1. coordinates

let (a_1,a_2,...,a_n)^t be the coordinates of v in V, then f(v) = Av where f:V--> W

what does it mean that A is defined st f(v_j) = (sum from i=1 to m) for a_ij w_i

may i know how did v_j come about and hence what is a_ij?

im confused

2. The v_j surely make up a basis for V, and likewise the w_i make up a basis for W. The linear map f is determined completely by its values on a basis for V.

The matrix A is the matrix of f with respect to the chosen bases for V and W, and the (i,j)'th entry of A is just a_ij.

3. does the matrix A form the transition matrix from W to V?
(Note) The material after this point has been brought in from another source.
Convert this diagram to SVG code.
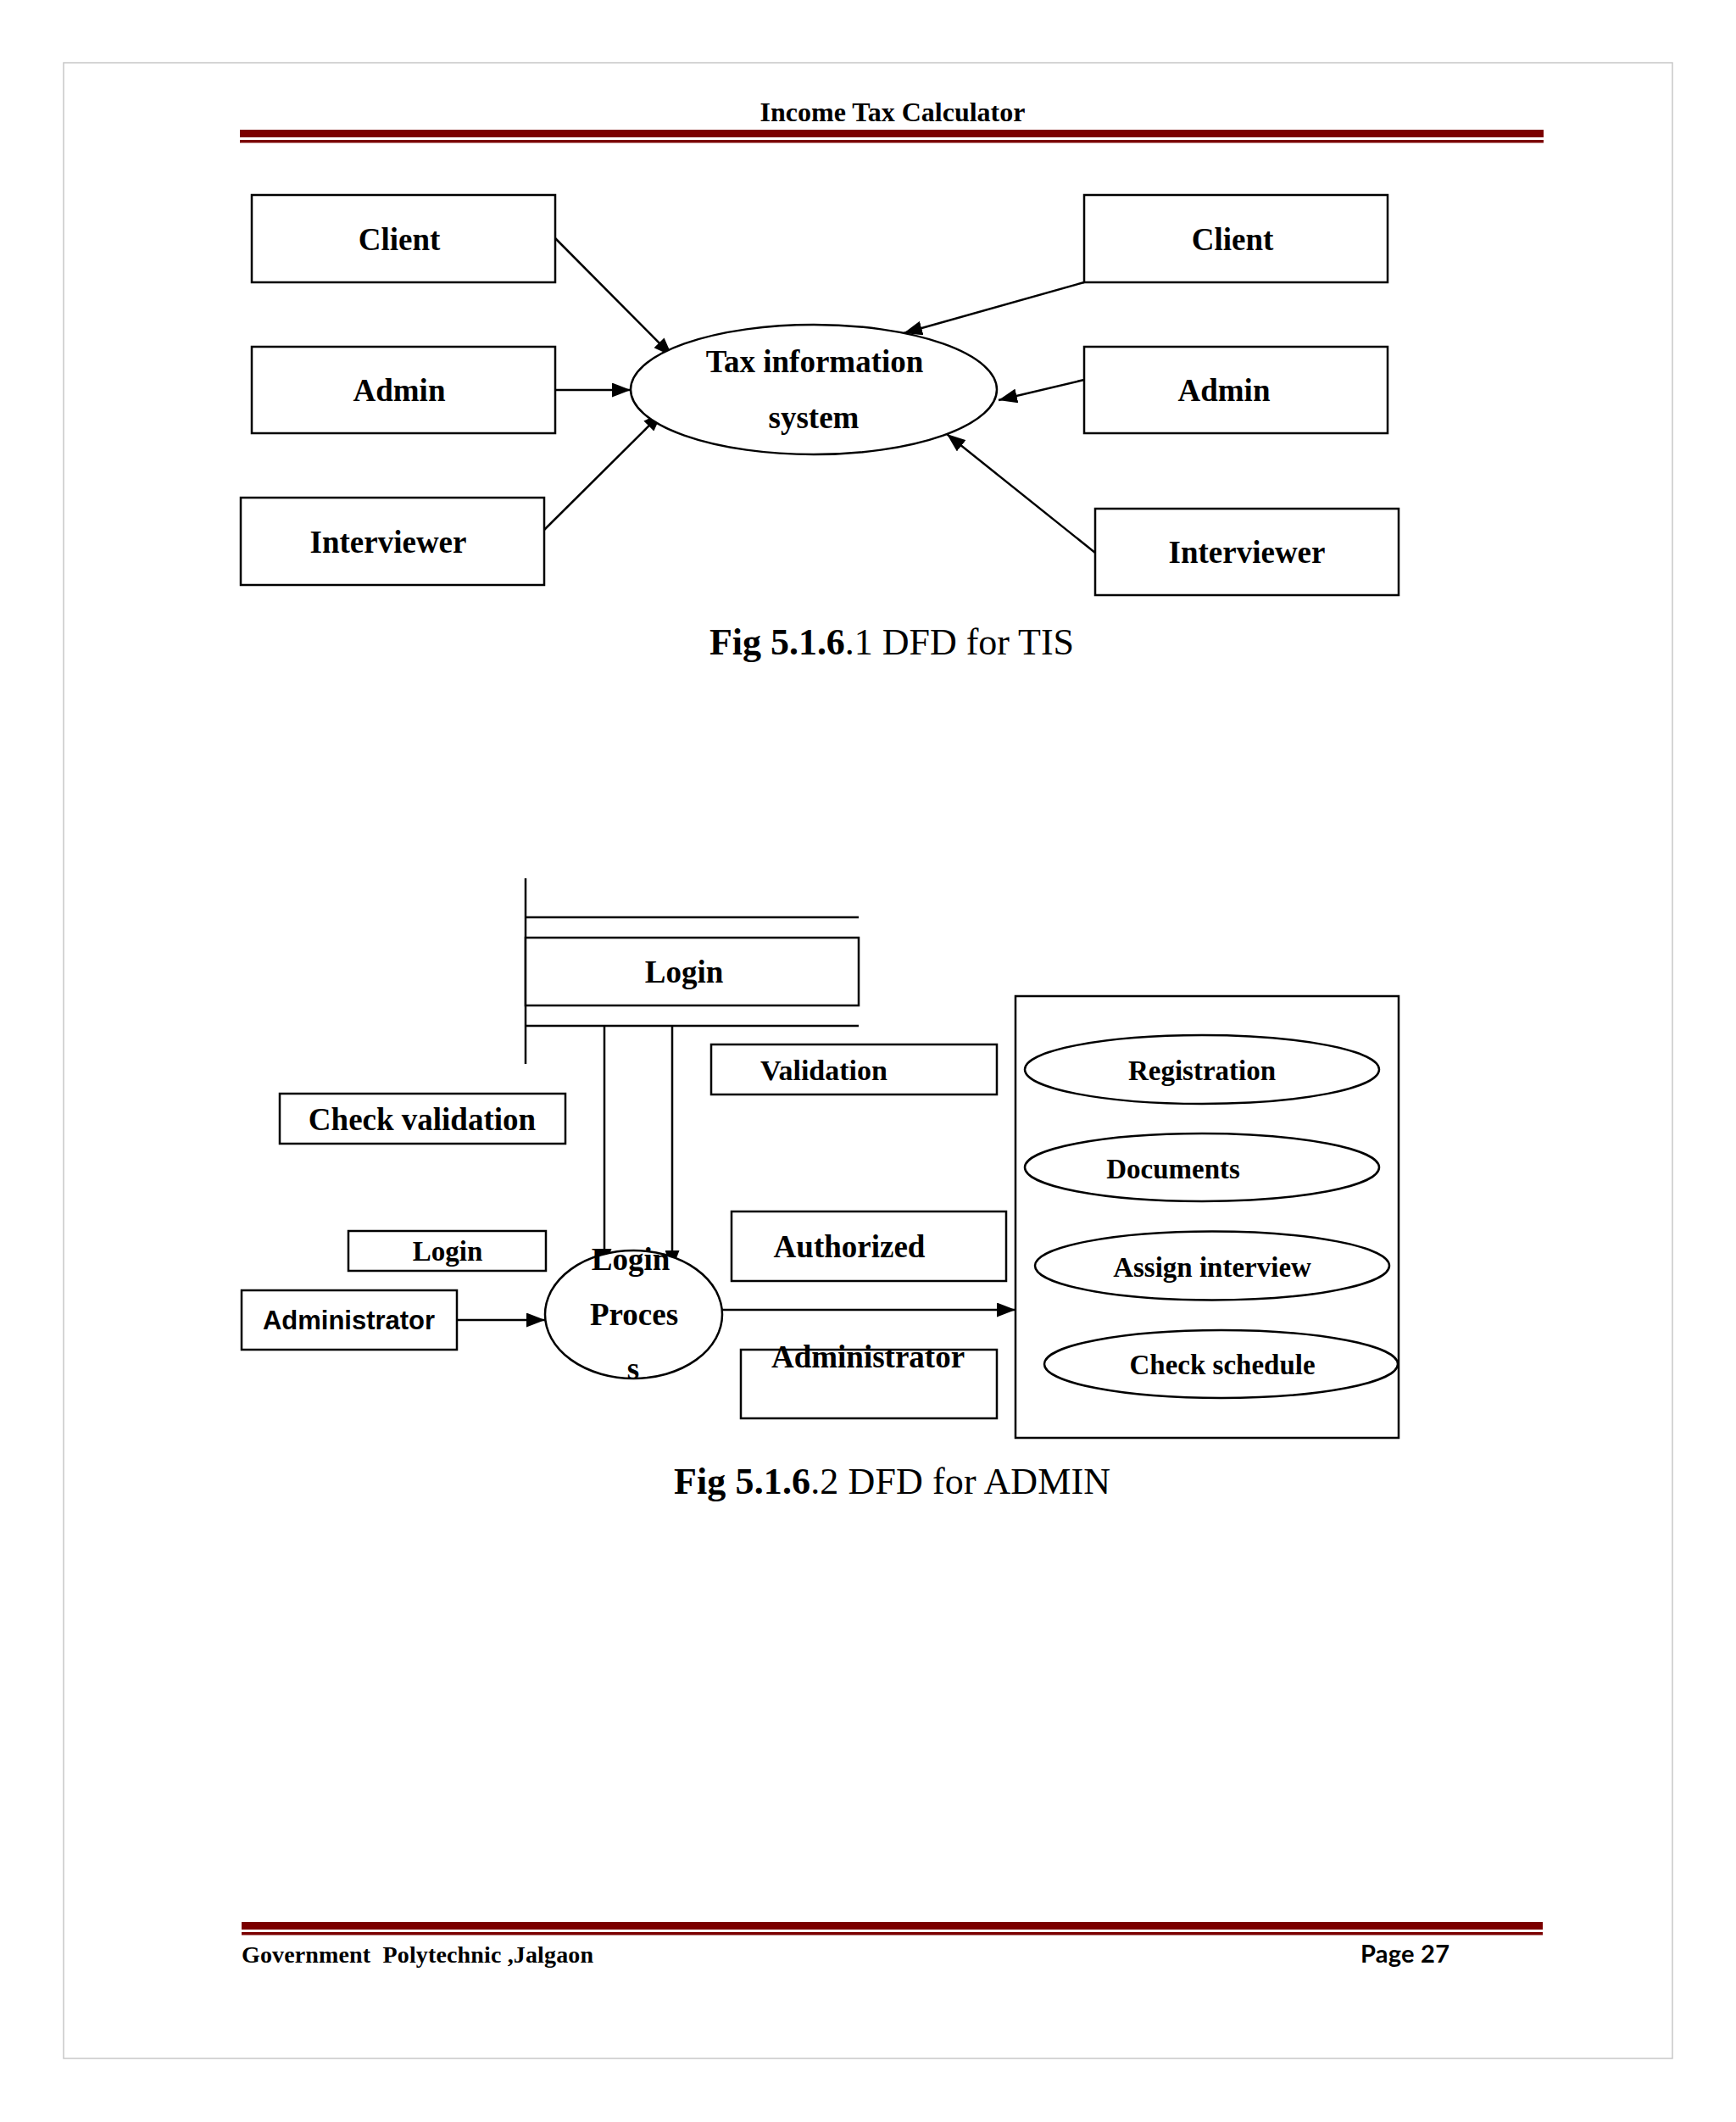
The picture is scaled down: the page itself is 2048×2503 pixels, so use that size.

4. What do you mean by "transition matrix"? I've only encountered that term in finite Markov chain-theory.

The matrix A is the matrix of the linear map f with respect to the bases {v_j} and {w_i} of V and W, respectively.

This means that if v is a vector in V, and if (a_1,a_2,...,a_n)^t are the coordinates of v with respect to the basis {v_j} (which means that v = a_1v_1+a_2v_2+...+a_nv_n), then

$f(v) = A(a_1,a_2,\ldots,a_n)^t.$

In words, f and A do the exact same thing to the vector v, except that before you apply A to v, you need the coordinates of v with respect to the basis of V.

(Note that a lot of stuff has dangerously been named a_something).

5. Isint f(v) =w? Does that mean in your case that if v= b_1v_1 +b_2 v_2 then f(v) = a_i1 b_1 + a_i2 b_2 =w , where i is the rows of A(2x2 matrix)

i assumed that the basis of V is {v_1, v_2}

6. Your question is confusing to me, but let me try to answer what I think you're asking. Correct me, if I'm misinterpreting you.

You suppose that f(v) = w. Then you write v in the basis {v_1,v_2} for V, that is v = b_1v_1+b_2v_2. You then have that

$w=f(v) = \begin{bmatrix}a_{11} & a_{12} \\ a_{21} & a_{22} \\ \end{bmatrix}\begin{bmatrix}b_1 \\ b_2 \\ \end{bmatrix}=\begin{bmatrix}a_{11}b_1+a_{12}b_2 \\ a_{21}b_1+a_{22}b_2 \\ \end{bmatrix}.$

Note that this need to be interpreted correctly. The result on the right hand side is really the coordinates of w with respect to the basis {w_1,w_2}. This is because we can only construct a matrix from a linear map, when we have given bases for the two spaces V and W, and when dealing with such a matrix, it takes as input coordinates with respect to the basis of V, and gives as output coordinates with respect to the basis of W.

In other words, $(a_{11}b_1+a_{12}b_2,a_{21}b_1+a_{22}b_2)$ are the coordinates of w with respect to the basis (w_1,w_2), and hence

$w = (a_{11}b_1+a_{12}b_2)w_1 + (a_{21}b_1+a_{22}b_2)w_2.$

7. yes this is what im asking. so in this case, f(v)= w where w is not the image but actually the coordinate vector wrt to the image right?

8. Yes, (a_11b_1+a_12b_2 , a_21b_1+a_22b_2) is the coordinates of w with respect to the basis (w_1,w_2).